### Directions for this task
Type out the data exactly as given. Skip any image.
========
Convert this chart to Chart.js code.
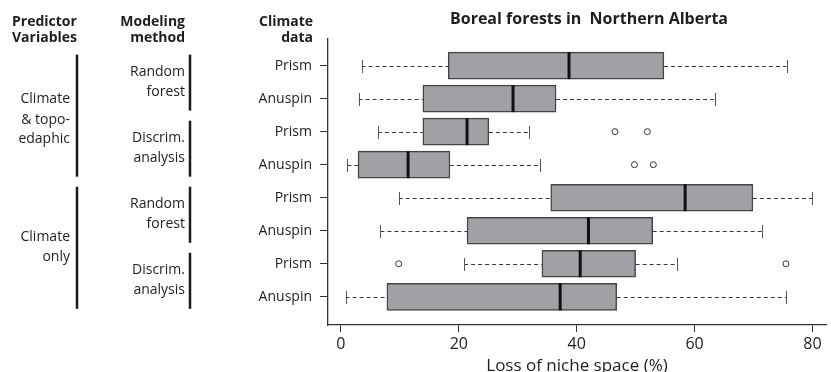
<!DOCTYPE html>
<html lang="en">
<head>
  <meta charset="UTF-8" />
  <title>Boreal forests in Northern Alberta</title>
  <script src="https://cdn.jsdelivr.net/npm/chart.js"></script>
  <style>
    body { margin: 0; background: #fff; }
    .wrap { position: relative; width: 831px; height: 372px; }
  </style>
</head>
<body>
  <div class="wrap"><canvas id="boxChart"></canvas></div>

  <script>
    // rows top to bottom
    const rows = ["Prism", "Anuspin", "Prism", "Anuspin", "Prism", "Anuspin", "Prism", "Anuspin"];
    const whiskerLow  = [3.5, 3.0, 6.3, 1.1, 9.8, 6.7, 20.9, 0.8];
    const q1          = [18.2, 13.9, 13.9, 2.9, 35.6, 21.4, 34.1, 7.8];
    const median      = [38.7, 29.2, 21.4, 11.4, 58.4, 42.0, 40.6, 37.2];
    const q3          = [54.8, 36.5, 25.1, 18.5, 69.9, 52.9, 50.0, 46.8];
    const whiskerHigh = [75.6, 63.4, 31.9, 33.7, 80.0, 71.4, 57.1, 75.5];
    const outliers    = [[], [], [46.5, 52.0], [49.8, 53.0], [], [], [9.8, 75.5], []];
    const xTicks = [0, 20, 40, 60, 80];

    const FONT = "'Open Sans', sans-serif";
    Chart.defaults.font.family = FONT;
    Chart.defaults.color = "#1e1e1e";

    const boxData = rows.map((r, i) => ({ x: [q1[i], q3[i]], y: i }));
    const outlierData = [];
    outliers.forEach((list, i) => list.forEach(v => outlierData.push({ x: v, y: i })));

    // whiskers, caps, medians
    const boxPlugin = {
      id: "boxParts",
      beforeDatasetsDraw(chart) {
        const { ctx, scales: { x, y } } = chart;
        ctx.save();
        ctx.lineWidth = 1;
        rows.forEach((r, i) => {
          const py = Math.round(y.getPixelForValue(i)) + 0.5;
          ctx.strokeStyle = "#3a3a3a";
          ctx.setLineDash([4, 3]);
          ctx.beginPath();
          ctx.moveTo(x.getPixelForValue(whiskerLow[i]), py);
          ctx.lineTo(x.getPixelForValue(q1[i]), py);
          ctx.moveTo(x.getPixelForValue(q3[i]), py);
          ctx.lineTo(x.getPixelForValue(whiskerHigh[i]), py);
          ctx.stroke();
          ctx.setLineDash([]);
          ctx.strokeStyle = "#555";
          ctx.beginPath();
          [whiskerLow[i], whiskerHigh[i]].forEach(v => {
            const px = Math.round(x.getPixelForValue(v)) + 0.5;
            ctx.moveTo(px, py - 6.5);
            ctx.lineTo(px, py + 6.5);
          });
          ctx.stroke();
        });
        ctx.restore();
      },
      afterDatasetsDraw(chart) {
        const { ctx, scales: { x, y } } = chart;
        ctx.save();
        ctx.strokeStyle = "#111";
        ctx.lineWidth = 3;
        rows.forEach((r, i) => {
          const py = y.getPixelForValue(i);
          const px = x.getPixelForValue(median[i]);
          ctx.beginPath();
          ctx.moveTo(px, py - 13.5);
          ctx.lineTo(px, py + 13.5);
          ctx.stroke();
        });
        ctx.restore();
      }
    };

    // left hand labels and group bars
    const sidePlugin = {
      id: "sideLabels",
      afterDraw(chart) {
        const { ctx, scales: { y } } = chart;
        const py = i => y.getPixelForValue(i);
        ctx.save();
        ctx.fillStyle = "#1e1e1e";
        ctx.textBaseline = "middle";

        ctx.font = "bold 16px " + FONT;
        ctx.textAlign = "center";
        ctx.fillText("Boreal forests in  Northern Alberta", 589, 19);

        ctx.font = "bold 14px " + FONT;
        ctx.textAlign = "left";
        ctx.fillText("Predictor", 12, 22);
        ctx.fillText("Variables", 12, 38);
        ctx.textAlign = "right";
        ctx.fillText("Modeling", 185, 22);
        ctx.fillText("method", 185, 38);
        ctx.fillText("Climate", 313, 22);
        ctx.fillText("data", 313, 38);

        ctx.font = "14px " + FONT;
        const mid = (a, b) => (py(a) + py(b)) / 2;
        let c = mid(0, 3) + 5;
        ctx.fillText("Climate", 70, c - 21);
        ctx.fillText("& topo-", 70, c);
        ctx.fillText("edaphic", 70, c + 19);
        c = mid(4, 7);
        ctx.fillText("Climate", 70, c - 10);
        ctx.fillText("only", 70, c + 10);
        [0, 2, 4, 6].forEach(i => {
          const m = mid(i, i + 1);
          ctx.fillText(i % 4 === 0 ? "Random" : "Discrim.", 185, m - 10);
          ctx.fillText(i % 4 === 0 ? "forest" : "analysis", 185, m + 10);
        });

        ctx.strokeStyle = "#1a1a1a";
        ctx.lineWidth = 2.5;
        const bar = (px, a, b) => {
          ctx.beginPath();
          ctx.moveTo(px, py(a) - 11);
          ctx.lineTo(px, py(b) + 12);
          ctx.stroke();
        };
        bar(77, 0, 3); bar(77, 4, 7);
        bar(190, 0, 1); bar(190, 2, 3); bar(190, 4, 5); bar(190, 6, 7);
        ctx.restore();
      }
    };

    new Chart(document.getElementById("boxChart"), {
      type: "bar",
      data: {
        datasets: [{
          data: boxData,
          backgroundColor: "#a0a1a4",
          borderColor: "#454545",
          borderWidth: 1.5,
          borderSkipped: false,
          barThickness: 27
        }, {
          type: "scatter",
          data: outlierData,
          pointRadius: 3,
          pointBackgroundColor: "#fff",
          pointBorderColor: "#333",
          pointBorderWidth: 1
        }]
      },
      options: {
        indexAxis: "y",
        responsive: true,
        maintainAspectRatio: false,
        animation: false,
        layout: { padding: { top: 39, right: 1, left: 0, bottom: 0 } },
        plugins: { legend: { display: false }, tooltip: { enabled: false } },
        scales: {
          x: {
            type: "linear",
            min: -2.19,
            max: 82.3,
            afterBuildTicks: s => { s.ticks = xTicks.map(v => ({ value: v })); },
            afterFit: s => { s.height = 47; s.paddingRight = 0; s.paddingLeft = 0; },
            border: { color: "#333", width: 1.3 },
            grid: { drawOnChartArea: false, tickLength: 7, color: "#333" },
            ticks: { font: { size: 16 }, padding: 3 },
            title: {
              display: true,
              text: "Loss of niche space (%)",
              font: { size: 17 },
              padding: { top: 0, bottom: -4 }
            }
          },
          y: {
            type: "linear",
            reverse: true,
            offset: false,
            min: -0.805,
            max: 7.853,
            afterBuildTicks: s => { s.ticks = rows.map((r, i) => ({ value: i })); },
            afterFit: s => { s.width = 328; },
            border: { color: "#333", width: 1.3 },
            grid: { offset: false, drawOnChartArea: false, tickLength: 8, color: "#333" },
            ticks: { font: { size: 14 }, padding: 8, callback: v => rows[v] }
          }
        }
      },
      plugins: [boxPlugin, sidePlugin]
    });
  </script>
</body>
</html>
========
### Solution for this task
Convert this chart to Chart.js code.
<!DOCTYPE html>
<html lang="en">
<head>
  <meta charset="UTF-8" />
  <title>Boreal forests in Northern Alberta</title>
  <script src="https://cdn.jsdelivr.net/npm/chart.js"></script>
  <style>
    body { margin: 0; background: #fff; }
    .wrap { position: relative; width: 831px; height: 372px; }
  </style>
</head>
<body>
  <div class="wrap"><canvas id="boxChart"></canvas></div>

  <script>
    // rows top to bottom
    const rows = ["Prism", "Anuspin", "Prism", "Anuspin", "Prism", "Anuspin", "Prism", "Anuspin"];
    const whiskerLow  = [3.5, 3.0, 6.3, 1.1, 9.8, 6.7, 20.9, 0.8];
    const q1          = [18.2, 13.9, 13.9, 2.9, 35.6, 21.4, 34.1, 7.8];
    const median      = [38.7, 29.2, 21.4, 11.4, 58.4, 42.0, 40.6, 37.2];
    const q3          = [54.8, 36.5, 25.1, 18.5, 69.9, 52.9, 50.0, 46.8];
    const whiskerHigh = [75.6, 63.4, 31.9, 33.7, 80.0, 71.4, 57.1, 75.5];
    const outliers    = [[], [], [46.5, 52.0], [49.8, 53.0], [], [], [9.8, 75.5], []];
    const xTicks = [0, 20, 40, 60, 80];

    const FONT = "'Open Sans', sans-serif";
    Chart.defaults.font.family = FONT;
    Chart.defaults.color = "#1e1e1e";

    const boxData = rows.map((r, i) => ({ x: [q1[i], q3[i]], y: i }));
    const outlierData = [];
    outliers.forEach((list, i) => list.forEach(v => outlierData.push({ x: v, y: i })));

    // whiskers, caps, medians
    const boxPlugin = {
      id: "boxParts",
      beforeDatasetsDraw(chart) {
        const { ctx, scales: { x, y } } = chart;
        ctx.save();
        ctx.lineWidth = 1;
        rows.forEach((r, i) => {
          const py = Math.round(y.getPixelForValue(i)) + 0.5;
          ctx.strokeStyle = "#3a3a3a";
          ctx.setLineDash([4, 3]);
          ctx.beginPath();
          ctx.moveTo(x.getPixelForValue(whiskerLow[i]), py);
          ctx.lineTo(x.getPixelForValue(q1[i]), py);
          ctx.moveTo(x.getPixelForValue(q3[i]), py);
          ctx.lineTo(x.getPixelForValue(whiskerHigh[i]), py);
          ctx.stroke();
          ctx.setLineDash([]);
          ctx.strokeStyle = "#555";
          ctx.beginPath();
          [whiskerLow[i], whiskerHigh[i]].forEach(v => {
            const px = Math.round(x.getPixelForValue(v)) + 0.5;
            ctx.moveTo(px, py - 6.5);
            ctx.lineTo(px, py + 6.5);
          });
          ctx.stroke();
        });
        ctx.restore();
      },
      afterDatasetsDraw(chart) {
        const { ctx, scales: { x, y } } = chart;
        ctx.save();
        ctx.strokeStyle = "#111";
        ctx.lineWidth = 3;
        rows.forEach((r, i) => {
          const py = y.getPixelForValue(i);
          const px = x.getPixelForValue(median[i]);
          ctx.beginPath();
          ctx.moveTo(px, py - 13.5);
          ctx.lineTo(px, py + 13.5);
          ctx.stroke();
        });
        ctx.restore();
      }
    };

    // left hand labels and group bars
    const sidePlugin = {
      id: "sideLabels",
      afterDraw(chart) {
        const { ctx, scales: { y } } = chart;
        const py = i => y.getPixelForValue(i);
        ctx.save();
        ctx.fillStyle = "#1e1e1e";
        ctx.textBaseline = "middle";

        ctx.font = "bold 16px " + FONT;
        ctx.textAlign = "center";
        ctx.fillText("Boreal forests in  Northern Alberta", 589, 19);

        ctx.font = "bold 14px " + FONT;
        ctx.textAlign = "left";
        ctx.fillText("Predictor", 12, 22);
        ctx.fillText("Variables", 12, 38);
        ctx.textAlign = "right";
        ctx.fillText("Modeling", 185, 22);
        ctx.fillText("method", 185, 38);
        ctx.fillText("Climate", 313, 22);
        ctx.fillText("data", 313, 38);

        ctx.font = "14px " + FONT;
        const mid = (a, b) => (py(a) + py(b)) / 2;
        let c = mid(0, 3) + 5;
        ctx.fillText("Climate", 70, c - 21);
        ctx.fillText("& topo-", 70, c);
        ctx.fillText("edaphic", 70, c + 19);
        c = mid(4, 7);
        ctx.fillText("Climate", 70, c - 10);
        ctx.fillText("only", 70, c + 10);
        [0, 2, 4, 6].forEach(i => {
          const m = mid(i, i + 1);
          ctx.fillText(i % 4 === 0 ? "Random" : "Discrim.", 185, m - 10);
          ctx.fillText(i % 4 === 0 ? "forest" : "analysis", 185, m + 10);
        });

        ctx.strokeStyle = "#1a1a1a";
        ctx.lineWidth = 2.5;
        const bar = (px, a, b) => {
          ctx.beginPath();
          ctx.moveTo(px, py(a) - 11);
          ctx.lineTo(px, py(b) + 12);
          ctx.stroke();
        };
        bar(77, 0, 3); bar(77, 4, 7);
        bar(190, 0, 1); bar(190, 2, 3); bar(190, 4, 5); bar(190, 6, 7);
        ctx.restore();
      }
    };

    new Chart(document.getElementById("boxChart"), {
      type: "bar",
      data: {
        datasets: [{
          data: boxData,
          backgroundColor: "#a0a1a4",
          borderColor: "#454545",
          borderWidth: 1.5,
          borderSkipped: false,
          barThickness: 27
        }, {
          type: "scatter",
          data: outlierData,
          pointRadius: 3,
          pointBackgroundColor: "#fff",
          pointBorderColor: "#333",
          pointBorderWidth: 1
        }]
      },
      options: {
        indexAxis: "y",
        responsive: true,
        maintainAspectRatio: false,
        animation: false,
        layout: { padding: { top: 39, right: 1, left: 0, bottom: 0 } },
        plugins: { legend: { display: false }, tooltip: { enabled: false } },
        scales: {
          x: {
            type: "linear",
            min: -2.19,
            max: 82.3,
            afterBuildTicks: s => { s.ticks = xTicks.map(v => ({ value: v })); },
            afterFit: s => { s.height = 47; s.paddingRight = 0; s.paddingLeft = 0; },
            border: { color: "#333", width: 1.3 },
            grid: { drawOnChartArea: false, tickLength: 7, color: "#333" },
            ticks: { font: { size: 16 }, padding: 3 },
            title: {
              display: true,
              text: "Loss of niche space (%)",
              font: { size: 17 },
              padding: { top: 0, bottom: -4 }
            }
          },
          y: {
            type: "linear",
            reverse: true,
            offset: false,
            min: -0.805,
            max: 7.853,
            afterBuildTicks: s => { s.ticks = rows.map((r, i) => ({ value: i })); },
            afterFit: s => { s.width = 328; },
            border: { color: "#333", width: 1.3 },
            grid: { offset: false, drawOnChartArea: false, tickLength: 8, color: "#333" },
            ticks: { font: { size: 14 }, padding: 8, callback: v => rows[v] }
          }
        }
      },
      plugins: [boxPlugin, sidePlugin]
    });
  </script>
</body>
</html>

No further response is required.